Patricia Kaersenhout

Village Uhnu
Creative open art studio
After riding on a jeep’s trunk from Portia Zvavahera’s studio in the countryside nearby Harare, we arrive at the so-called Village Uhnu. Just moving in to their new place, in a residential house of Harare, this art space run by Misheck Masamvu (successful artist represented by the Goodman Gallery in South Africa) and Georgina Maxim (his wife) feels like home. They are using the place to host exhibitions, as well as workshops, art lessons, residencies (and as a participation, the artists invited have to give one of their work in return to support the open art studio as well) and Misheck’s studio as long as he doesn’t need “another place to finish the paintings, with another light and another environment”. In the future, they also want to invest the garden, which is now hosting a container hanging on an iron structure. The idea is to build a terrace, a library, a studio, and a bar, making the place even more friendly and welcoming for artist to experiment and visitors to discover artworks. Regarding to the specific artistic landscape of the city of Harare, and the well-respected work the Delta Gallery is aiming, Village Uhnu intends to be an additional art space and wants to push the artists on more experimental projects and hangings. “Helena and Dereck are the foundation of all the artists in the country” they say (about Delta’s directors), whilst with Uhnu they want to extend the possibilities of experimentation in the area.


Georgina Maxim and Misheck Msamvu, directors of the Village Uhnu Crative Open Art Studio.

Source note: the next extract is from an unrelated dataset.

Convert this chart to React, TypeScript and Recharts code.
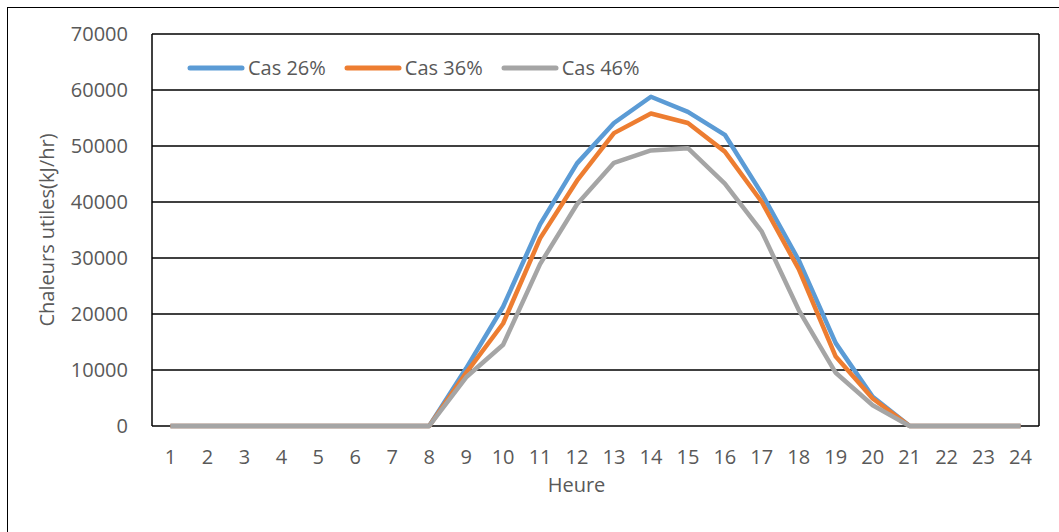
import React from 'react';
import { LineChart, Line, XAxis, YAxis, CartesianGrid, Legend, Label } from 'recharts';

const hours = ['1','2','3','4','5','6','7','8','9','10','11','12','13','14','15','16','17','18','19','20','21','22','23','24'];
const cas26 = [0,0,0,0,0,0,0,0,10300,21300,36000,46900,54100,58800,56100,52000,41500,29600,14800,5200,0,0,0,0];
const cas36 = [0,0,0,0,0,0,0,0,9500,18300,33500,43800,52300,55800,54100,49000,40000,28000,12400,4900,0,0,0,0];
const cas46 = [0,0,0,0,0,0,0,0,8700,14500,28900,39600,47000,49200,49600,43300,34700,20700,9500,3700,0,0,0,0];
const yTicks = [0,10000,20000,30000,40000,50000,60000,70000];

const data = hours.map((h, i) => ({ h, a: cas26[i], b: cas36[i], c: cas46[i] }));

const FONT = '"Open Sans", sans-serif';
const TXT = '#595959';

const LegendContent = (props: any) => {
  const { payload } = props;
  return (
    <div style={{ display: 'flex', alignItems: 'center', fontFamily: FONT, fontSize: 20, color: TXT, whiteSpace: 'nowrap' }}>
      {(payload || []).map((p: any, i: number) => (
        <div key={i} style={{ display: 'flex', alignItems: 'center', marginRight: 18 }}>
          <svg width={58} height={10} style={{ marginRight: 3 }}>
            <line x1={3} y1={5} x2={55} y2={5} stroke={p.color} strokeWidth={5} strokeLinecap="round" />
          </svg>
          <span>{p.value}</span>
        </div>
      ))}
    </div>
  );
};

export default function App() {
  return (
    <div style={{ position: 'absolute', left: 0, top: 0, width: 1059, height: 532, overflow: 'hidden', background: '#fff' }}>
      <div style={{ position: 'absolute', left: 7, top: 7, width: 1200, height: 700, borderLeft: '1px solid #000', borderTop: '1px solid #000' }} />
      <div style={{ position: 'absolute', left: 0, top: 0 }}>
        <LineChart width={1059} height={532} data={data} margin={{ top: 34, right: 20, bottom: 0, left: 0 }}>
          <CartesianGrid
            stroke="#000"
            strokeWidth={1.5}
            verticalCoordinatesGenerator={({ offset }: any) => [offset.left, offset.left + offset.width]}
          />
          <XAxis
            dataKey="h"
            height={106}
            padding={{ left: 18.5, right: 18.5 }}
            axisLine={false}
            tickLine={false}
            tickSize={0}
            tickMargin={24}
            interval={0}
            tick={{ fill: TXT, fontSize: 20, fontFamily: FONT }}
          >
            <Label value="Heure" position="insideTop" offset={52} dx={-19} style={{ fill: TXT, fontSize: 20, fontFamily: FONT }} />
          </XAxis>
          <YAxis
            width={152}
            domain={[0, 70000]}
            ticks={yTicks}
            axisLine={false}
            tickLine={false}
            tickSize={0}
            tickMargin={24}
            tick={{ fill: TXT, fontSize: 20, fontFamily: FONT }}
          >
            <Label value="Chaleurs utiles(kJ/hr)" position="center" angle={-90} dx={-29} style={{ fill: TXT, fontSize: 20, fontFamily: FONT, textAnchor: 'middle' }} />
          </YAxis>
          <Legend
            layout="horizontal"
            verticalAlign="middle"
            align="center"
            content={<LegendContent />}
            wrapperStyle={{ position: 'absolute', left: 187, top: 54, width: 'auto', height: 'auto' }}
          />
          <Line type="linear" dataKey="a" name="Cas 26%" stroke="#5B9BD5" strokeWidth={4.5} dot={false} isAnimationActive={false} strokeLinejoin="round" />
          <Line type="linear" dataKey="b" name="Cas 36%" stroke="#ED7D31" strokeWidth={4.5} dot={false} isAnimationActive={false} strokeLinejoin="round" />
          <Line type="linear" dataKey="c" name="Cas 46%" stroke="#A5A5A5" strokeWidth={4.5} dot={false} isAnimationActive={false} strokeLinejoin="round" />
        </LineChart>
      </div>
    </div>
  );
}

After the warmest welcome and around a delicious meal shared together, we discover the practice of Tawanda Takura, Evans Tinashe Mutenga and Epheas Maposa who we also have the chance to meet and talk to. When the first one uses trash (especially cigarette butts) and found objects from the street to build figurative sculptures, the second creates aleatory paintings on carton superimposing them and then snatching the multiples layers. The third, Epheas, uses the canvas as a way to condense several elements of the condition of life in Zimbabwe, and the composition of the paintings is particularly balanced. Feeling the atmosphere of Harare, and also the lack of facilities for the artists to be able to work, one can also relate these works to this specific context. Found objects reveals their poetic meaning, while an iconoclastic approach reminds of the publicity or propaganda imposed in the streets, and of gestures of vandalism being badly seen.

Village Uhnu depends mostly on selling the artworks of the artists they present, and the directors invest all their energy and dedication to be able to propose this space as an experimental place for the artists who want to benefit from it.
“Philosophically, the term Hunhu or Ubuntu emphasizes the importance of a group or community. The term finds a clear expression in the Nguni/Ndebele phrase: umuntu ngumuntu ngabantu (a person is a person through other persons)”. Misheck and Georgina, trying to distant themselves from the indivual approach in the artfield, definitely are building a community of solidarity in the arts around their place, and hopefully will acquire the building in the future.


Tawanda Takura “Junky II” 2018 mixed media/found objects


Evans Tinashe Mutenga paints, addition the works, pasting them one on another, and then snatches it, revealing aleatory compositions.


Epheas Maposa creates figurative paintings in which the question of composition in preeminent.